ML Model Deployment End to End Part 3: Deploying the Baseline Model

Project Overview

This portion of the project is dedicated to deploying the baseline model that was build in the previous post ML Model Deployment End to End Part 2:. The model built in the previous section was a minimal viable model, and will require monitoring and updates, but first I need to deploy the model. To deploy the model I am using a simple python API framework called FastAPI. This simple framework makes deploying any type of Python based API fast and easy. I also build a simple web application that points to the endpoint as a way of visualizing the model results. This webpage was built on Flask and I can say with confidence it was much easier to deploy an API through FastAPI then it was to build a webpage through Flask. Although that probably has a lot to do with my web design abilities than anything.

API File Structure

As a quick review and update here is the folder structure for this project. You can view the project here: API Deployment Folder

src
└───app
│   └───assets
|   |   └───models
|   |   |   └───current_models
|   |   |   └───data_preprocessing_models
|   |   |   └───deprecated_models
|   |   |   └───test_models
|   |   config.yml
│   └───modules
|   |   __init__.py
|   |   data_pre.py
|   |   models.py
│   main.py
│   Dockerfile
|   Dockerfile.DEV
│   fastapi-docker-compose.yml
│   setup.py

The primary changes to this folder were the removal the requirements.txt and the addition of the Dockerfile.dev. These changes were made because during the build process I use the Kaniko image to build the API docker image. Kaniko has a documented issue with using requirements.txt files so an easy way around that issue is to just use a setup.py file, also as this file in nested under the main project a couple paths had to be adjusted in the image. This is the reason why there are two separate dockerfiles, one is for the docker-compose.yml and one is for the production build. Some other changes include app/config.yml this was included as a configuration file for api when the api call is missing the embarked or the fare information. These changes reflect that while the base structure helped to speed up the development process it was not 100%, nor should it be. The file system needs to be adaptive to the needs of the project.

The API

Perhaps the reason I really like FastAPI is how easy it is code an API. In less than 60 lines of code I have an API that has an included documents page, proper redirects, and even input validation, you can see the code here: main.py. You just can’t beat that. I wrote two endpoints for this api. The first takes in a single prediction and returns a result. The second endpoint takes in an array of features to and returns an array of results. This second endpoint is very useful when a single request has multiple required predictions. Instead of tying up CPU threads with multiple requests/responses a single request with an array can be sent which is much faster than piecemeal prediction requests. The API documentation for this API can be seen here E2E Titanic Endpoints.

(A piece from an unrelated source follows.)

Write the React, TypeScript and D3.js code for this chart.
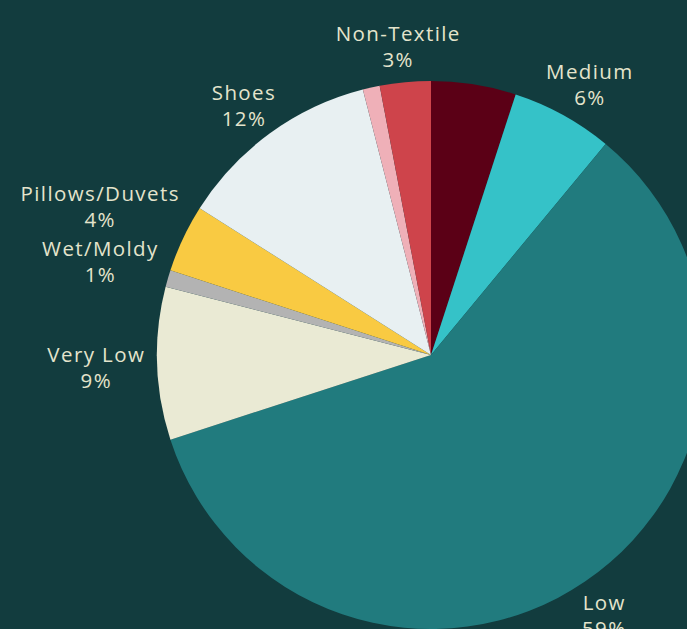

The deployment process for this end point was fairly easy as well. As I have the code hosted on GitLab, I take advantage of the Auto Devops feature and using the .gitlab-ci.yml. In this simple two stage process, once a change has been committed to the main branch Gitlab will take the application in the src/app folder and create a docker image and save it in the Gitlab project container registry. The second part take the image in the container registry and deploys it to my server which is running a single node rancher/kubernetes instance. The best part of this configuration is this API is using a full CI/CD pipeline and will always be using the most current version of the API with no manual deployments.

The Website

In order to better visualize the results I built a very simple webpage using the flask framework, this page can be viewed here e2eweb. While I see this type of model working better as an API call for a data ingest process, I wanted a way to visualize the model result as it is easier for an audience to see a web page and interact with it rather than conceptualize an api call in a data pipeline. This was deployment is the same as the API using GitLab Auto Devops and rancher/kubernetes. While testing the webpage and API I noticed that according to the model Females almost always are predicted to survive and males are almost always predicted to die. As the model is only 77% accurate according to Kaggle, so it looks I have some work to do, which I will cover in the next couple of articles.

Conclusion

I really enjoyed this portion of the project. To deploy the model and interact with it through a web interface was great. I had to make some modifications to ensure the code is able to be deployed in CI/CD framework. This part of the project really helped me understand the project gaps. I still need to build logging and visualization to understand the model performance and then bring in new model deployment methods. So while there was some great work done to this point, this project is far from complete. Three down two to go.